CHALLENGE
Starting at the line that contains "Clone this chart in Plotly." and stopping at the line that contains "0.0279, 0.0269, 0.0265]", return those lines exactly and nothing else. Both end lines count; pictures do not.

ENTRIES PROVIDED
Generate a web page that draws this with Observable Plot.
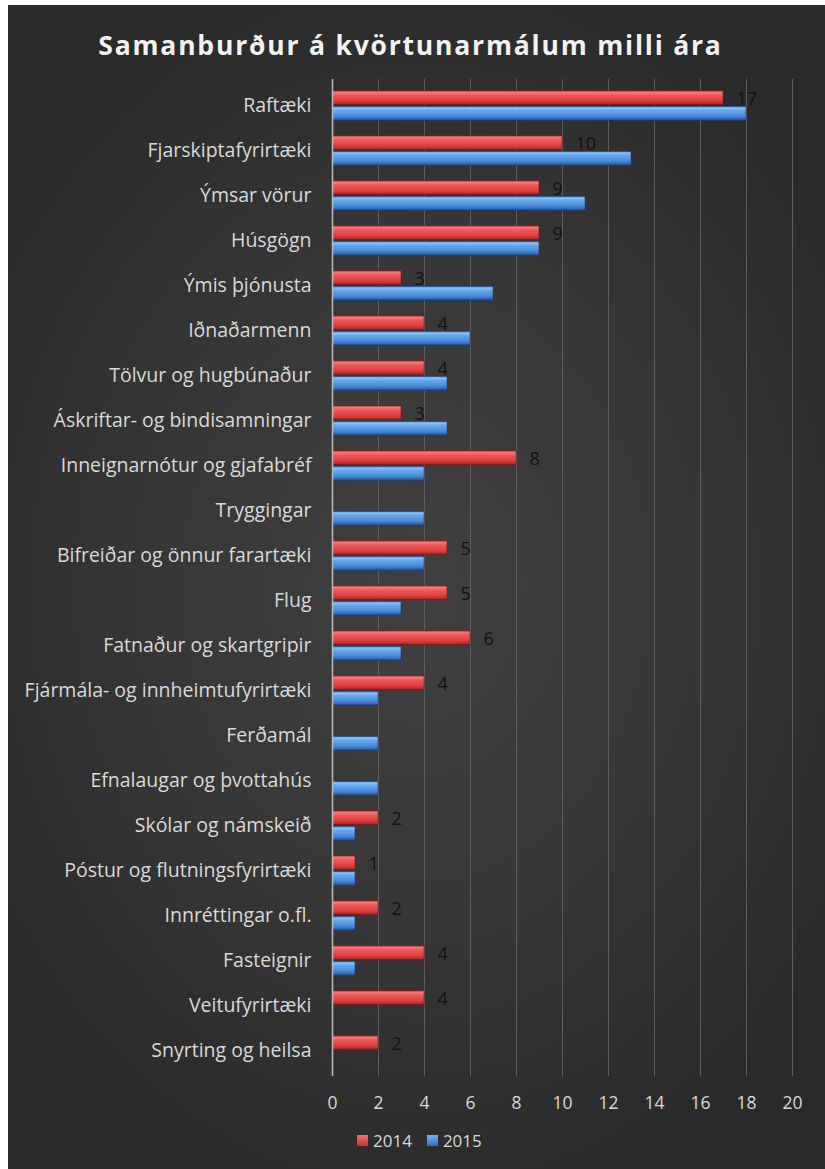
<!DOCTYPE html>
<html>
<head>
<meta charset="utf-8">
<script src="https://cdn.jsdelivr.net/npm/d3@7"></script>
<script src="https://cdn.jsdelivr.net/npm/@observablehq/plot@0.6"></script>
<style>
  body { margin: 0; background: #ffffff; width: 825px; height: 1169px; overflow: hidden; }
  #panel { position: absolute; left: 8px; top: 5px; width: 817px; height: 1164px;
    background: radial-gradient(ellipse 62% 55% at 50% 50%, #404040 0%, #373737 50%, #2a2a2a 100%);
    font-family: "Open Sans", "Noto Sans", sans-serif; }
  #title { position: absolute; top: 22px; left: 0; width: 805px; text-align: center;
    font-size: 26.5px; font-weight: 700; letter-spacing: 1.8px; color: #f2f2f2; line-height: 36px; }
  #chart { position: absolute; left: 0; top: 0; }
  #legend { position: absolute; left: 349px; top: 1124px; font-size: 17px; color: #d9d9d9;
    display: flex; align-items: center; }
  .sw { display: inline-block; width: 11px; height: 11px; margin-right: 5px; }
  #chart svg g[aria-label="y-axis tick label"] text, #chart svg g[aria-label="y-axis"] text { font-size: 19.5px; }
  #chart svg g[aria-label="x-axis tick label"] text, #chart svg g[aria-label="x-axis"] text { font-size: 17.5px; }
</style>
</head>
<body>
<div id="panel">
  <div id="title">Samanburður á kvörtunarmálum milli ára</div>
  <div id="chart"></div>
  <div id="legend">
    <span class="sw" style="background:linear-gradient(#f07070,#c83030)"></span><span style="margin-right:15px">2014</span>
    <span class="sw" style="background:linear-gradient(#7ab4f0,#2e6cc0)"></span><span>2015</span>
  </div>
</div>
<script>
const categories = [
  "Raftæki", "Fjarskiptafyrirtæki", "Ýmsar vörur", "Húsgögn", "Ýmis þjónusta",
  "Iðnaðarmenn", "Tölvur og hugbúnaður", "Áskriftar- og bindisamningar",
  "Inneignarnótur og gjafabréf", "Tryggingar", "Bifreiðar og önnur farartæki",
  "Flug", "Fatnaður og skartgripir", "Fjármála- og innheimtufyrirtæki", "Ferðamál",
  "Efnalaugar og þvottahús", "Skólar og námskeið", "Póstur og flutningsfyrirtæki",
  "Innréttingar o.fl.", "Fasteignir", "Veitufyrirtæki", "Snyrting og heilsa"
];
const values2014 = [17, 10, 9, 9, 3, 4, 4, 3, 8, 0, 5, 5, 6, 4, 0, 0, 2, 1, 2, 4, 4, 2];
const values2015 = [18, 13, 11, 9, 7, 6, 5, 5, 4, 4, 4, 3, 3, 2, 2, 2, 1, 1, 1, 1, 0, 0];
const xTicks = [0, 2, 4, 6, 8, 10, 12, 14, 16, 18, 20];

const d14 = categories.map((c, i) => ({cat: c, v: values2014[i]})).filter(d => d.v > 0);
const d15 = categories.map((c, i) => ({cat: c, v: values2015[i]})).filter(d => d.v > 0);

const bw = 997 / 22;
const half = bw / 2;

const chart = Plot.plot({
  width: 817,
  height: 1115,
  marginTop: 74,
  marginBottom: 44,
  marginLeft: 324,
  marginRight: 33,
  style: { background: "transparent", color: "#d9d9d9", fontFamily: "'Open Sans', 'Noto Sans', sans-serif" },
  x: { domain: [0, 20], ticks: xTicks, grid: false, label: null, tickSize: 0, tickPadding: 20 },
  y: { domain: categories, padding: 0, label: null, tickSize: 0, tickPadding: 21 },
  marks: [
    Plot.ruleX(xTicks.filter(t => t > 0), { stroke: "#5e5e5e", strokeWidth: 1 }),
    Plot.barX(d15, { x: "v", y: "cat", fill: "url(#g15)", insetTop: half + 0.5, insetBottom: half - 15, stroke: "#1d3f73", strokeWidth: 0.6 }),
    Plot.barX(d14, { x: "v", y: "cat", fill: "url(#g14)", insetTop: half - 15, insetBottom: half + 0.5, stroke: "#7a1a1a", strokeWidth: 0.6 }),
    Plot.ruleX([0], { stroke: "#b5b5b5", strokeWidth: 1.6 }),
    Plot.text(d14, { x: "v", y: "cat", text: d => String(d.v), dx: 13, dy: -7, textAnchor: "start", fill: "#111111", fontSize: 18 })
  ]
});

const svg = d3.select(chart);
const defs = svg.insert("defs", ":first-child");
function grad(id, stops) {
  const g = defs.append("linearGradient").attr("id", id).attr("x1", 0).attr("y1", 0).attr("x2", 0).attr("y2", 1);
  stops.forEach(([o, c]) => g.append("stop").attr("offset", o).attr("stop-color", c));
}
grad("g14", [[0, "#b83030"], [0.12, "#f47a7a"], [0.3, "#ee5a5a"], [0.7, "#dc4040"], [0.88, "#c03030"], [1, "#7e1d1d"]]);
grad("g15", [[0, "#2c62b0"], [0.12, "#8cc4f6"], [0.3, "#66a8ec"], [0.7, "#4a8ad8"], [0.88, "#3468b8"], [1, "#1d3f73"]]);

document.getElementById("chart").appendChild(chart);
</script>
</body>
</html>
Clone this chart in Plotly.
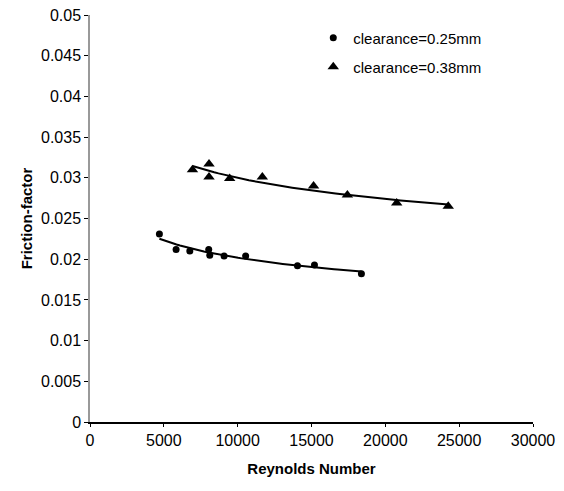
import numpy as np
import plotly.graph_objects as go

# Data
re_025 = [4700, 5830, 6760, 8040, 8110, 9080, 10540, 14050, 15200, 18380]
f_025 = [0.0231, 0.0212, 0.0210, 0.0212, 0.0205, 0.0204, 0.0204, 0.0192, 0.0193, 0.0182]

re_038 = [6940, 8060, 8060, 9460, 11670, 15140, 17430, 20770, 24260]
f_038 = [0.0310, 0.0317, 0.0301, 0.0299, 0.0301, 0.0290, 0.0279, 0.0269, 0.0265]

x_ticks = [0, 5000, 10000, 15000, 20000, 25000, 30000]
y_ticks = [0, 0.005, 0.01, 0.015, 0.02, 0.025, 0.03, 0.035, 0.04, 0.045, 0.05]

FONT = "Liberation Sans, Arial, sans-serif"


def power_trend(xs, ys):
    b, a = np.polyfit(np.log(xs), np.log(ys), 1)
    xx = np.linspace(min(xs), max(xs), 60)
    return xx, np.exp(a) * xx ** b


fig = go.Figure()

for xs, ys in [(re_025, f_025), (re_038, f_038)]:
    tx, ty = power_trend(xs, ys)
    fig.add_trace(go.Scatter(x=tx, y=ty, mode="lines",
                             line=dict(color="black", width=2),
                             showlegend=False, hoverinfo="skip"))

fig.add_trace(go.Scatter(x=re_025, y=f_025, mode="markers", name="clearance=0.25mm",
                         marker=dict(symbol="circle", size=7, color="black"),
                         legend="legend"))
fig.add_trace(go.Scatter(x=re_038, y=f_038, mode="markers", name="clearance=0.38mm",
                         marker=dict(symbol="triangle-up", size=10, color="black"),
                         legend="legend2"))

legend_common = dict(font=dict(family=FONT, size=15, color="black"),
                     bgcolor="rgba(0,0,0,0)", xanchor="left", yanchor="middle")

# plot area target: x 90..533 px, y 15..422 px (screen has an 8px page offset)
fig.update_layout(
    width=564, height=491,
    margin=dict(l=82, r=39, t=7, b=77),
    paper_bgcolor="white", plot_bgcolor="white",
    font=dict(family=FONT, size=16, color="black"),
    legend=dict(x=0.504, y=(422 - 38) / 407, **legend_common),
    legend2=dict(x=0.504, y=(422 - 67) / 407, **legend_common),
    xaxis=dict(range=[0, 30000], tickvals=x_ticks, tickformat="d",
               automargin=False, ticklabeloverflow="allow",
               showgrid=False, zeroline=False, showline=True,
               linecolor="black", linewidth=1.5,
               ticks="outside", ticklen=3, tickcolor="black",
               title=dict(text="<b>Reynolds Number</b>", font=dict(size=15), standoff=16)),
    yaxis=dict(range=[0, 0.05], tickvals=y_ticks,
               automargin=False, ticklabeloverflow="allow",
               showgrid=False, zeroline=False, showline=True,
               linecolor="#999999", linewidth=1.5,
               ticks="outside", ticklen=4, tickcolor="black",
               title=dict(text="<b>Friction-factor</b>", font=dict(size=15), standoff=5)),
)

fig.write_html("out.html")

RESULT OF THE EXERCISE
Clone this chart in Plotly.
import numpy as np
import plotly.graph_objects as go

# Data
re_025 = [4700, 5830, 6760, 8040, 8110, 9080, 10540, 14050, 15200, 18380]
f_025 = [0.0231, 0.0212, 0.0210, 0.0212, 0.0205, 0.0204, 0.0204, 0.0192, 0.0193, 0.0182]

re_038 = [6940, 8060, 8060, 9460, 11670, 15140, 17430, 20770, 24260]
f_038 = [0.0310, 0.0317, 0.0301, 0.0299, 0.0301, 0.0290, 0.0279, 0.0269, 0.0265]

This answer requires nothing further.